The women in my work are just going about their business; they are really not posing. A young painter mentioned recently that my women look like they escaped from the Demoisselles d’Avignon or a Cezanne painting and are now on leave pursuing they’re own futures.  I think about their body language and what their appearance might signify in hedonistic reverie and how their presence is different than the presence of the female figure in premodern painting where it was presumed that the male gaze owned the women. In my paintings, the women own the real estate. Jennifer Riley described this idea about women and real estate in a review of my work, and I love that.

 I LOVE the HBO show Girls! I think that show is revolutionary! The character Hannah [Lena Dunham], is always seen au natural and often scantily clothed, she is not trying to be an ideal beauty. I think she is making a case for “this is the way women actually look you deal with it” and one does not have to live up to impossible ideals off beauty.   The territory of the idealized female form brings to mind the paintings of Lisa Yuskavage. Now that I think about it, Lisa is combining the idealized (the smooth skin conveyed by the wonderfully crafted surface that represents the women’s skin) and the poses that are less than flattering and idealizing.

There has been a conversation about postmodern or ironic painting versus an emerging desire for emotionally honest painting, sincere painting. Thoughts? What do you think about the role of postmodernism and irony in painting?

There’s a lot of art I like that is ironic. I think it’s fine to strategize ahead of time but it’s just not for me and I don’t know if I can make any blanket statements about irony. I will say being overly earnest and naive is not a good option either.

Seeing Christopher Wool’s show this fall was food for thought.   He has a certain distance in his work that could be seen as ironic and it reminds me that a paint stroke doesn’t mean the same thing as it did in 1955.  I quite like the results and the show at the Guggenheim. You see a mind working through thirty years of painting.

I like really risky work, work that’s embarrassing and makes you uncomfortable.  And certainly his work isn’t embarrassing, it’s incredibly elegant I think one of the particular things that painting offers—is that it is visual and physical.  I see the danger –if you’re a painter and you’re painting on a rectangle you have thousands of years of history to contend with.  Your work will submerge in that history if you don’t do something to distinguish it. I don’t know how you address that. Certainly one way would be strategy.

Personally I like the confines of traditional painting.  I think Poussin’s paintings are like miracles.  I can get so many ideas and be so stimulated from this simple rectangle—it gives me hope that I could make something that good, or that significant.

I am not sure I know what emotionally honest painting is but there is an idea of working through the process little by little and not looking for short cuts. Developing your relationship with the work over time is present in all good art be it Sigmar Polke or Fairfield Porter or Leonor Fini or Frida Kahlo.

I remember getting a letter in 1972 asking for my comments on the death of painting.  This notion has been around forever, that painting is done and let’s move on and it’s not a possibility.

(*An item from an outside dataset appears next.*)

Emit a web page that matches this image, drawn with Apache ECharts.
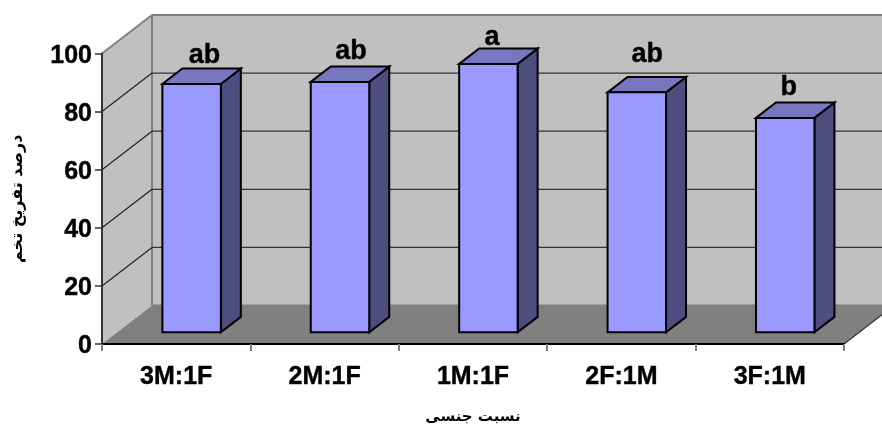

But here we are and you’re still making still lifes!  What do you think are the possibilities in figurative painting with “traditional” elements and structures such as the still-life and the nude?

I guess I’m just really confident that I bring something unique to it!  Because it isn’t really just a still-life and I paint naked figures in action, not academic nudes.

I find the patronage aspect a little troublesome…the idea that the really wealthy get the first access to buy good paintings unless you’re really smart with a good eye!  That is problematic.  It’s so easy to commodify.

There was a big article in The New Yorker about Theaster Gates who has a Community Art Center in Chicago that is really brilliant. The artist’s work is actually changing his rust belt neighborhood into a new Eden, and bringing more voices into the conversation as an activist.  I mean it’s amazing and really something to aspire to.  He will not need to be alone for eight hours a day!

Do you feel the same way about Bushwick?

Oh yeah, it’s definitely an amazing phenomenon and it’s so great!  All of these things are fabulous and I am pleased to be included in new gallery shows at Elgin Gallery, Heliopolis, and Fred Valentine’s gallery.  I mean I actually thought about this when I was getting out of art school, because it was the time of civil rights, and I was teaching in Oakland public schools.  I really felt like art could save people’s lives and wouldn’t it be great to just go around and give people art materials and show their work in Oakland, and how would you begin to do that?  So I think it’s fantastic that there are these artist-run galleries that give their fellow artists an opportunity to show their work because it’s what is needed to make good work—it’s part of the process.  And there were real forerunners like Pierogi.  I mean there was a strong history in the New York 70’s and 80’s alternative art worlds operating with the ghost of money and the enthusiasm has spread with the Artists’ Space and White Columns philosophy to other venues like Zurcher Studio, Brian Morris Gallery, and Lesley Heller Workspace. It’s great to see artist-selected groupings.  So there are these Gowanus, Bushwick, and Ridgewood galleries with a community-oriented “y’all come” kind of thing.  And the fact that these artists’ run galleries are so numerous gives it a certain credibility.

 
Arctic Hare, 2010, 18 x 14 in., oil on linen

Arctic Hare, 2010, 18 x 14 in., oil on linen

 

What advice would you give on how to develop and sustain a painter’s voice throughout a lifetime?

Well, I guess I’m not big on giving advice!  You should do what you personally can do.

For me it’s important to make a mess every day. That’s kind of at the core of my involvement, as a process of working through poverty and single motherhood, everything is to make sure that I’m working, that I never stop working.

I have always relied on community, as the first line of being visible and finding encouragement. This started with the informal women’s groups in San Francisco. The move to the more intensely verbal and overtly competitive New York art world has helped me develop my work and clarify my ideas. To be in an environment where every one believes in the importance of art really puts wind in my sails.